• [What you need to do]: Quote the listing below in full and exactly as written, but omit every picture.
───── Recorded information ─────
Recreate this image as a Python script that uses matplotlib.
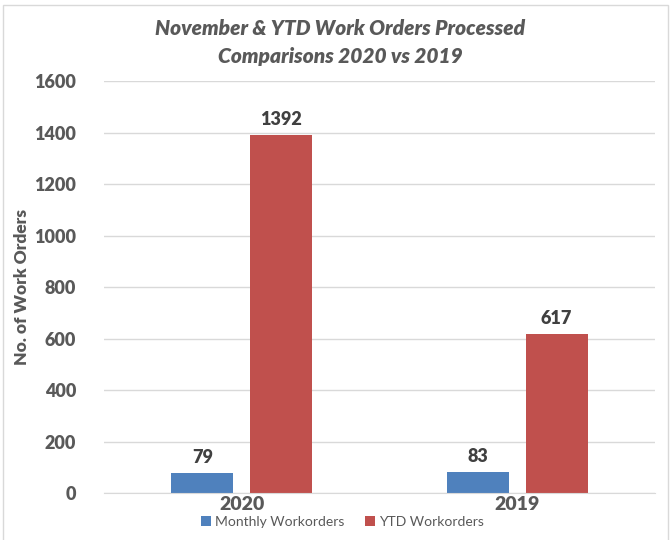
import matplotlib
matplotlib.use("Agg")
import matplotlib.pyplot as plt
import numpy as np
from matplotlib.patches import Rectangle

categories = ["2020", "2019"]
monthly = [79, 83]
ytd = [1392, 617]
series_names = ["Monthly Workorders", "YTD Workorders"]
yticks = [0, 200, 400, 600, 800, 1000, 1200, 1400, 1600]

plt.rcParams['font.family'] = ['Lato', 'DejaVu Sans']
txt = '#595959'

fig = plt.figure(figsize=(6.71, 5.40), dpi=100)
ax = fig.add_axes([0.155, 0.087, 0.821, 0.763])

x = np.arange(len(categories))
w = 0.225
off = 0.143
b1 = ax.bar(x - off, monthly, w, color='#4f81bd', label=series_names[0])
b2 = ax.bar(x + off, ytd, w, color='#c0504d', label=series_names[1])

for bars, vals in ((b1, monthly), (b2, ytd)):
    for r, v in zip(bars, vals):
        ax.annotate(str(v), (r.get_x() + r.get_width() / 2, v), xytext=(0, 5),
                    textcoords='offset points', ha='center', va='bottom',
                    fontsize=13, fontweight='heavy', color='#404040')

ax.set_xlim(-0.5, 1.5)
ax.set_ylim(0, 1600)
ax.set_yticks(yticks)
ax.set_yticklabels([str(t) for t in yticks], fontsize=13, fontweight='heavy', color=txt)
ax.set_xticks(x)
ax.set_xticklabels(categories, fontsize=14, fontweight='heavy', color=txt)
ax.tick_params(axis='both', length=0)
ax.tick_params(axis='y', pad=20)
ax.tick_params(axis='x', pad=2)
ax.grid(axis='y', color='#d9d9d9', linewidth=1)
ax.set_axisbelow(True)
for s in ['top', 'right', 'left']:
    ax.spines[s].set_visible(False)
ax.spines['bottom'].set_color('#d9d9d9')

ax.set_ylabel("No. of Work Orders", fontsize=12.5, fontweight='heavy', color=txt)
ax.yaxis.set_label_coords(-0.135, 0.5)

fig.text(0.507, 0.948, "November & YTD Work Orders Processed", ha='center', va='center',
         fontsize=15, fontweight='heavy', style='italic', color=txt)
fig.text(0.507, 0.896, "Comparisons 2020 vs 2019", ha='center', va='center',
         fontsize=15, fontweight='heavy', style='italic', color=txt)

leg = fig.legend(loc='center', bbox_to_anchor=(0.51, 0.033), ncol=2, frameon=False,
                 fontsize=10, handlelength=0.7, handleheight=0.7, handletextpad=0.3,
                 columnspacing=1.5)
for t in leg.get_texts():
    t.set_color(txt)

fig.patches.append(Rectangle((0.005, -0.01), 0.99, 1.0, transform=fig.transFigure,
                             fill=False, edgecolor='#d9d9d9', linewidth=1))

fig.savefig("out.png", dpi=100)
─────
• [Solution for this exercise]:
Recreate this image as a Python script that uses matplotlib.
import matplotlib
matplotlib.use("Agg")
import matplotlib.pyplot as plt
import numpy as np
from matplotlib.patches import Rectangle

categories = ["2020", "2019"]
monthly = [79, 83]
ytd = [1392, 617]
series_names = ["Monthly Workorders", "YTD Workorders"]
yticks = [0, 200, 400, 600, 800, 1000, 1200, 1400, 1600]

plt.rcParams['font.family'] = ['Lato', 'DejaVu Sans']
txt = '#595959'

fig = plt.figure(figsize=(6.71, 5.40), dpi=100)
ax = fig.add_axes([0.155, 0.087, 0.821, 0.763])

x = np.arange(len(categories))
w = 0.225
off = 0.143
b1 = ax.bar(x - off, monthly, w, color='#4f81bd', label=series_names[0])
b2 = ax.bar(x + off, ytd, w, color='#c0504d', label=series_names[1])

for bars, vals in ((b1, monthly), (b2, ytd)):
    for r, v in zip(bars, vals):
        ax.annotate(str(v), (r.get_x() + r.get_width() / 2, v), xytext=(0, 5),
                    textcoords='offset points', ha='center', va='bottom',
                    fontsize=13, fontweight='heavy', color='#404040')

ax.set_xlim(-0.5, 1.5)
ax.set_ylim(0, 1600)
ax.set_yticks(yticks)
ax.set_yticklabels([str(t) for t in yticks], fontsize=13, fontweight='heavy', color=txt)
ax.set_xticks(x)
ax.set_xticklabels(categories, fontsize=14, fontweight='heavy', color=txt)
ax.tick_params(axis='both', length=0)
ax.tick_params(axis='y', pad=20)
ax.tick_params(axis='x', pad=2)
ax.grid(axis='y', color='#d9d9d9', linewidth=1)
ax.set_axisbelow(True)
for s in ['top', 'right', 'left']:
    ax.spines[s].set_visible(False)
ax.spines['bottom'].set_color('#d9d9d9')

ax.set_ylabel("No. of Work Orders", fontsize=12.5, fontweight='heavy', color=txt)
ax.yaxis.set_label_coords(-0.135, 0.5)

fig.text(0.507, 0.948, "November & YTD Work Orders Processed", ha='center', va='center',
         fontsize=15, fontweight='heavy', style='italic', color=txt)
fig.text(0.507, 0.896, "Comparisons 2020 vs 2019", ha='center', va='center',
         fontsize=15, fontweight='heavy', style='italic', color=txt)

leg = fig.legend(loc='center', bbox_to_anchor=(0.51, 0.033), ncol=2, frameon=False,
                 fontsize=10, handlelength=0.7, handleheight=0.7, handletextpad=0.3,
                 columnspacing=1.5)
for t in leg.get_texts():
    t.set_color(txt)

fig.patches.append(Rectangle((0.005, -0.01), 0.99, 1.0, transform=fig.transFigure,
                             fill=False, edgecolor='#d9d9d9', linewidth=1))

fig.savefig("out.png", dpi=100)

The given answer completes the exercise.